- Dataset rows
● ● ● ●
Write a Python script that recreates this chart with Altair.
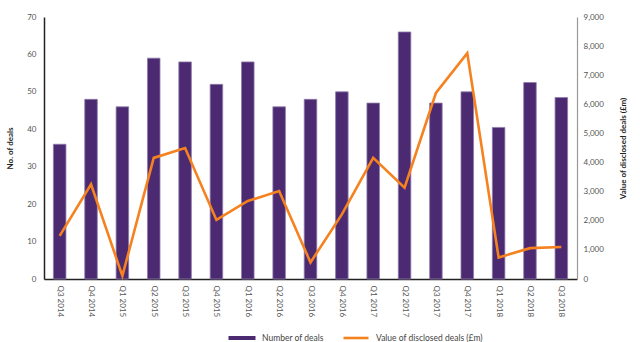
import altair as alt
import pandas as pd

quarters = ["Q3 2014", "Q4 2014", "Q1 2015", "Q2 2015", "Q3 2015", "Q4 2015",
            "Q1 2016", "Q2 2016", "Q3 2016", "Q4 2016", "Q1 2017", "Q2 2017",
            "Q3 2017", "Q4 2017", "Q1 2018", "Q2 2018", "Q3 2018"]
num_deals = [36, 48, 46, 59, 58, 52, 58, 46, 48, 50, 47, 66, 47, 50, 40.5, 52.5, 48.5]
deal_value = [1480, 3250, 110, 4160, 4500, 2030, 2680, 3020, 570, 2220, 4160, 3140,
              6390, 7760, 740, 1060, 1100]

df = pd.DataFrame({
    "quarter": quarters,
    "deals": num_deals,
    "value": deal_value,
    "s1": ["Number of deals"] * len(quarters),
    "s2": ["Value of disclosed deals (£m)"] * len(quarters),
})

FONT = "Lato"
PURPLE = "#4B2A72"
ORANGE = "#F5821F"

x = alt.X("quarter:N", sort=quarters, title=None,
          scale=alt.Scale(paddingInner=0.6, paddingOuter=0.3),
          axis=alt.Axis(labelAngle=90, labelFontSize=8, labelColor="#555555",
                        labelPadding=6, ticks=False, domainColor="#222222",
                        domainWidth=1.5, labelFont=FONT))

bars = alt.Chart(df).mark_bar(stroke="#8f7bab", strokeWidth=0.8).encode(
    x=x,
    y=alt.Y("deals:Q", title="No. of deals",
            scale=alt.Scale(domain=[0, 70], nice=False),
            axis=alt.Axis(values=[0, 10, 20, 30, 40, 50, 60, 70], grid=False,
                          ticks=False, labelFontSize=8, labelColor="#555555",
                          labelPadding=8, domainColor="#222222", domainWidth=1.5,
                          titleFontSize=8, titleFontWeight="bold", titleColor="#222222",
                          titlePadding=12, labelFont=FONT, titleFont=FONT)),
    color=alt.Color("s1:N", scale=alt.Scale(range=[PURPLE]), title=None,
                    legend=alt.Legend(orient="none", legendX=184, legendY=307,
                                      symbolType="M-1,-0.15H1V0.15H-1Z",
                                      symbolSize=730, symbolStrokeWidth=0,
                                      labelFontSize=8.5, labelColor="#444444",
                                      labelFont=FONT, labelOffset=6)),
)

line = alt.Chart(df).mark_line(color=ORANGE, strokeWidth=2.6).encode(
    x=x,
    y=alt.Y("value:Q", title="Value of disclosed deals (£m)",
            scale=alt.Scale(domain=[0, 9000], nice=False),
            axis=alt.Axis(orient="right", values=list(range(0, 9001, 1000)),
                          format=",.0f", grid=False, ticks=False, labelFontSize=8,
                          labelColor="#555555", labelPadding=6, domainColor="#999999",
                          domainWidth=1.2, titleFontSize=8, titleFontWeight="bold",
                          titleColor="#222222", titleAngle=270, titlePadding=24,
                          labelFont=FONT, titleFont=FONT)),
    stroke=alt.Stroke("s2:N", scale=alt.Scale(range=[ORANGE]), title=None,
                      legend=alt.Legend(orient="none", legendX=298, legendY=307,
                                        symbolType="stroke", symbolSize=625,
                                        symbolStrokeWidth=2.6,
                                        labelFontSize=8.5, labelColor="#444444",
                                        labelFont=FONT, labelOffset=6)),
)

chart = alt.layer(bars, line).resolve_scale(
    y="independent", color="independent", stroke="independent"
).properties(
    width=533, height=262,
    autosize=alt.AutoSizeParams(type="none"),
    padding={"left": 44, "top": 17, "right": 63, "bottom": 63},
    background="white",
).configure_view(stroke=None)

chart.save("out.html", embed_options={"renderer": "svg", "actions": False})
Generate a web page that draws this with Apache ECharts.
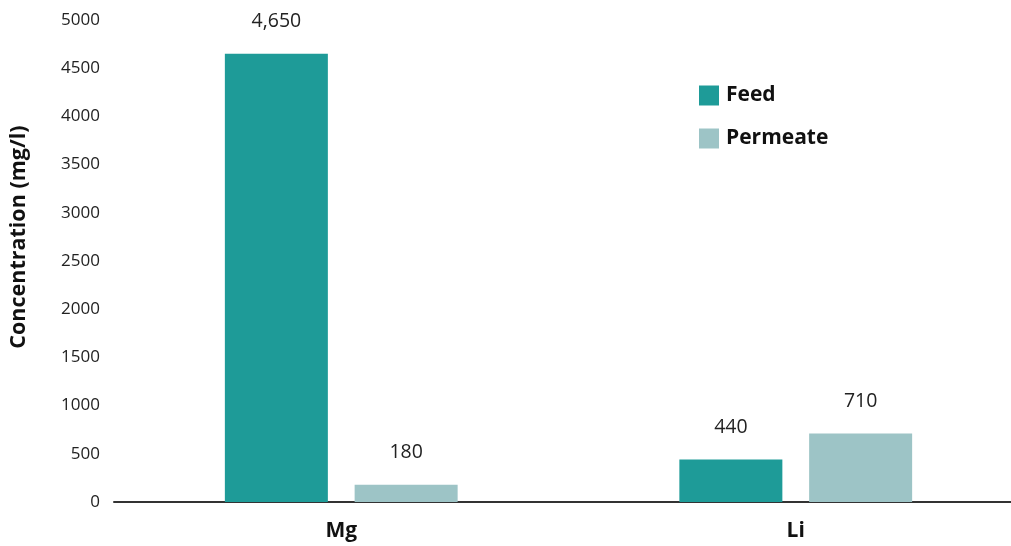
● ● ● ●
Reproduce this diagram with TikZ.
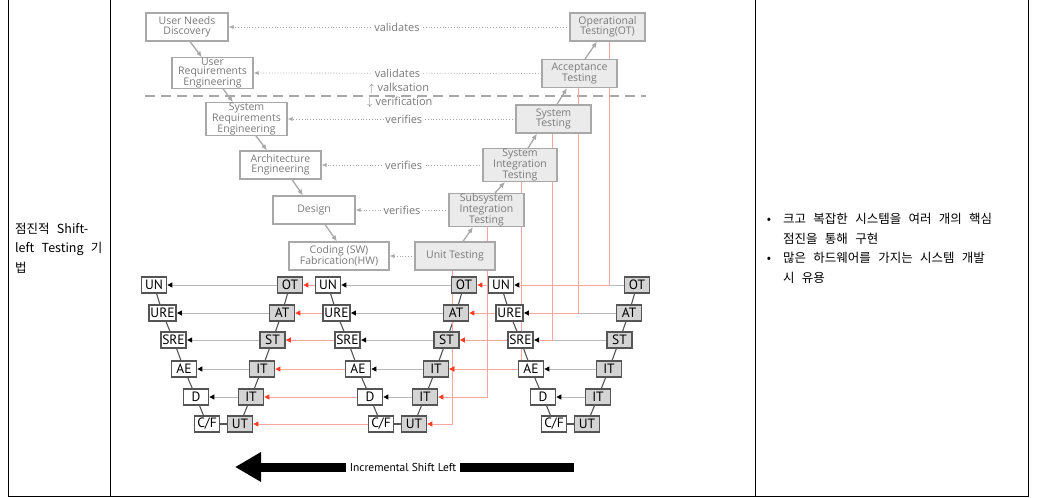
● ● ● ●
- Directions for this task
In the material above, find the lines that contain "with" and show them.

- Exercise solution
Write a Python script that recreates this chart with Altair.
Generate a web page that draws this with Apache ECharts.
Reproduce this diagram with TikZ.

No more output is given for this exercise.